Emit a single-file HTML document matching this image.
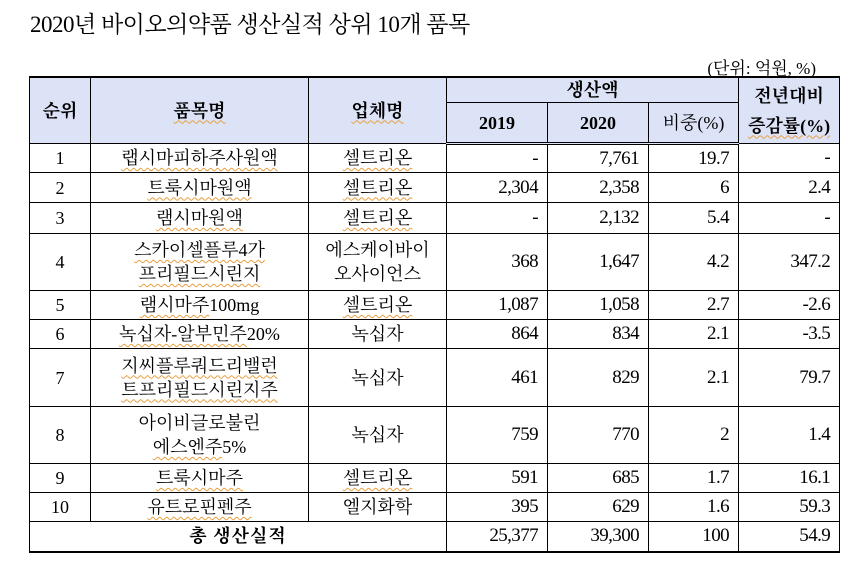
<!DOCTYPE html>
<html><head><meta charset="utf-8"><style>
body{margin:0;width:864px;height:572px;background:#fff;font-family:"Liberation Serif","Noto Serif CJK SC",serif;color:#000;position:relative;overflow:hidden}
#title{position:absolute;left:30px;top:6px;font-size:23px;letter-spacing:-0.5px}
#unit{position:absolute;right:48px;top:54px;font-size:17px}
table{position:absolute;left:29px;top:76px;border-collapse:collapse;table-layout:fixed;font-size:18px}
td{border:1px solid #000;padding:0 9px;text-align:center;white-space:nowrap;line-height:24px}
td.n{text-align:right;font-size:19px;letter-spacing:-0.6px}
thead td{background:#dde3f6;font-weight:bold}
thead tr.last td{border-bottom:3px double #000}
table{border-top:2px solid #000;border-bottom:2px solid #000}
.w{text-decoration:underline wavy #e8a040 1px;text-underline-offset:3px}
</style></head><body>
<div id="title">2020년 바이오의약품 생산실적 상위 10개 품목</div>
<div id="unit">(단위: 억원, %)</div>
<table>
<colgroup><col style="width:61px"><col style="width:218px"><col style="width:138px"><col style="width:101px"><col style="width:101px"><col style="width:90px"><col style="width:97px"></colgroup>
<thead>
<tr style="height:24px"><td rowspan="2">순위</td><td rowspan="2"><span class="w">품목명</span></td><td rowspan="2"><span class="w">업체명</span></td><td colspan="3">생산액</td><td rowspan="2" style="line-height:30px">전년대비<br><span class="w">증감률(%)</span></td></tr>
<tr class="last" style="height:41px"><td>2019</td><td>2020</td><td style="font-weight:normal;padding:0 4px">비중(%)</td></tr>
</thead>
<tbody>
<tr style="height:29px"><td>1</td><td><span class="w">랩시마피하주사원액</span></td><td><span class="w">셀트리온</span></td><td class="n">-</td><td class="n">7,761</td><td class="n">19.7</td><td class="n">-</td></tr>
<tr style="height:30px"><td>2</td><td><span class="w">트룩시마원액</span></td><td><span class="w">셀트리온</span></td><td class="n">2,304</td><td class="n">2,358</td><td class="n">6</td><td class="n">2.4</td></tr>
<tr style="height:31px"><td>3</td><td><span class="w">램시마원액</span></td><td><span class="w">셀트리온</span></td><td class="n">-</td><td class="n">2,132</td><td class="n">5.4</td><td class="n">-</td></tr>
<tr style="height:57px"><td>4</td><td><span class="w">스카이셀플루4가</span><br><span class="w">프리필드시린지</span></td><td>에스케이바이<br>오사이언스</td><td class="n">368</td><td class="n">1,647</td><td class="n">4.2</td><td class="n">347.2</td></tr>
<tr style="height:29px"><td>5</td><td><span class="w">램시마주</span>100mg</td><td><span class="w">셀트리온</span></td><td class="n">1,087</td><td class="n">1,058</td><td class="n">2.7</td><td class="n">-2.6</td></tr>
<tr style="height:29px"><td>6</td><td><span class="w">녹십자-알부민주</span>20%</td><td>녹십자</td><td class="n">864</td><td class="n">834</td><td class="n">2.1</td><td class="n">-3.5</td></tr>
<tr style="height:58px"><td>7</td><td><span class="w">지씨플루쿼드리밸런</span><br><span class="w">트프리필드시린지주</span></td><td>녹십자</td><td class="n">461</td><td class="n">829</td><td class="n">2.1</td><td class="n">79.7</td></tr>
<tr style="height:57px"><td>8</td><td>아이비글로불린<br><span class="w">에스엔주</span>5%</td><td>녹십자</td><td class="n">759</td><td class="n">770</td><td class="n">2</td><td class="n">1.4</td></tr>
<tr style="height:29px"><td>9</td><td><span class="w">트룩시마주</span></td><td><span class="w">셀트리온</span></td><td class="n">591</td><td class="n">685</td><td class="n">1.7</td><td class="n">16.1</td></tr>
<tr style="height:29px"><td>10</td><td><span class="w">유트로핀펜주</span></td><td>엘지화학</td><td class="n">395</td><td class="n">629</td><td class="n">1.6</td><td class="n">59.3</td></tr>
<tr style="height:30px"><td colspan="3" style="font-weight:bold;letter-spacing:1px">총 생산실적</td><td class="n">25,377</td><td class="n">39,300</td><td class="n">100</td><td class="n">54.9</td></tr>
</tbody></table>
</body></html>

== == ==

Give back every line exactly as it stands, pictures excluded.

ANSWER:
Emit a single-file HTML document matching this image.
<!DOCTYPE html>
<html><head><meta charset="utf-8"><style>
body{margin:0;width:864px;height:572px;background:#fff;font-family:"Liberation Serif","Noto Serif CJK SC",serif;color:#000;position:relative;overflow:hidden}
#title{position:absolute;left:30px;top:6px;font-size:23px;letter-spacing:-0.5px}
#unit{position:absolute;right:48px;top:54px;font-size:17px}
table{position:absolute;left:29px;top:76px;border-collapse:collapse;table-layout:fixed;font-size:18px}
td{border:1px solid #000;padding:0 9px;text-align:center;white-space:nowrap;line-height:24px}
td.n{text-align:right;font-size:19px;letter-spacing:-0.6px}
thead td{background:#dde3f6;font-weight:bold}
thead tr.last td{border-bottom:3px double #000}
table{border-top:2px solid #000;border-bottom:2px solid #000}
.w{text-decoration:underline wavy #e8a040 1px;text-underline-offset:3px}
</style></head><body>
<div id="title">2020년 바이오의약품 생산실적 상위 10개 품목</div>
<div id="unit">(단위: 억원, %)</div>
<table>
<colgroup><col style="width:61px"><col style="width:218px"><col style="width:138px"><col style="width:101px"><col style="width:101px"><col style="width:90px"><col style="width:97px"></colgroup>
<thead>
<tr style="height:24px"><td rowspan="2">순위</td><td rowspan="2"><span class="w">품목명</span></td><td rowspan="2"><span class="w">업체명</span></td><td colspan="3">생산액</td><td rowspan="2" style="line-height:30px">전년대비<br><span class="w">증감률(%)</span></td></tr>
<tr class="last" style="height:41px"><td>2019</td><td>2020</td><td style="font-weight:normal;padding:0 4px">비중(%)</td></tr>
</thead>
<tbody>
<tr style="height:29px"><td>1</td><td><span class="w">랩시마피하주사원액</span></td><td><span class="w">셀트리온</span></td><td class="n">-</td><td class="n">7,761</td><td class="n">19.7</td><td class="n">-</td></tr>
<tr style="height:30px"><td>2</td><td><span class="w">트룩시마원액</span></td><td><span class="w">셀트리온</span></td><td class="n">2,304</td><td class="n">2,358</td><td class="n">6</td><td class="n">2.4</td></tr>
<tr style="height:31px"><td>3</td><td><span class="w">램시마원액</span></td><td><span class="w">셀트리온</span></td><td class="n">-</td><td class="n">2,132</td><td class="n">5.4</td><td class="n">-</td></tr>
<tr style="height:57px"><td>4</td><td><span class="w">스카이셀플루4가</span><br><span class="w">프리필드시린지</span></td><td>에스케이바이<br>오사이언스</td><td class="n">368</td><td class="n">1,647</td><td class="n">4.2</td><td class="n">347.2</td></tr>
<tr style="height:29px"><td>5</td><td><span class="w">램시마주</span>100mg</td><td><span class="w">셀트리온</span></td><td class="n">1,087</td><td class="n">1,058</td><td class="n">2.7</td><td class="n">-2.6</td></tr>
<tr style="height:29px"><td>6</td><td><span class="w">녹십자-알부민주</span>20%</td><td>녹십자</td><td class="n">864</td><td class="n">834</td><td class="n">2.1</td><td class="n">-3.5</td></tr>
<tr style="height:58px"><td>7</td><td><span class="w">지씨플루쿼드리밸런</span><br><span class="w">트프리필드시린지주</span></td><td>녹십자</td><td class="n">461</td><td class="n">829</td><td class="n">2.1</td><td class="n">79.7</td></tr>
<tr style="height:57px"><td>8</td><td>아이비글로불린<br><span class="w">에스엔주</span>5%</td><td>녹십자</td><td class="n">759</td><td class="n">770</td><td class="n">2</td><td class="n">1.4</td></tr>
<tr style="height:29px"><td>9</td><td><span class="w">트룩시마주</span></td><td><span class="w">셀트리온</span></td><td class="n">591</td><td class="n">685</td><td class="n">1.7</td><td class="n">16.1</td></tr>
<tr style="height:29px"><td>10</td><td><span class="w">유트로핀펜주</span></td><td>엘지화학</td><td class="n">395</td><td class="n">629</td><td class="n">1.6</td><td class="n">59.3</td></tr>
<tr style="height:30px"><td colspan="3" style="font-weight:bold;letter-spacing:1px">총 생산실적</td><td class="n">25,377</td><td class="n">39,300</td><td class="n">100</td><td class="n">54.9</td></tr>
</tbody></table>
</body></html>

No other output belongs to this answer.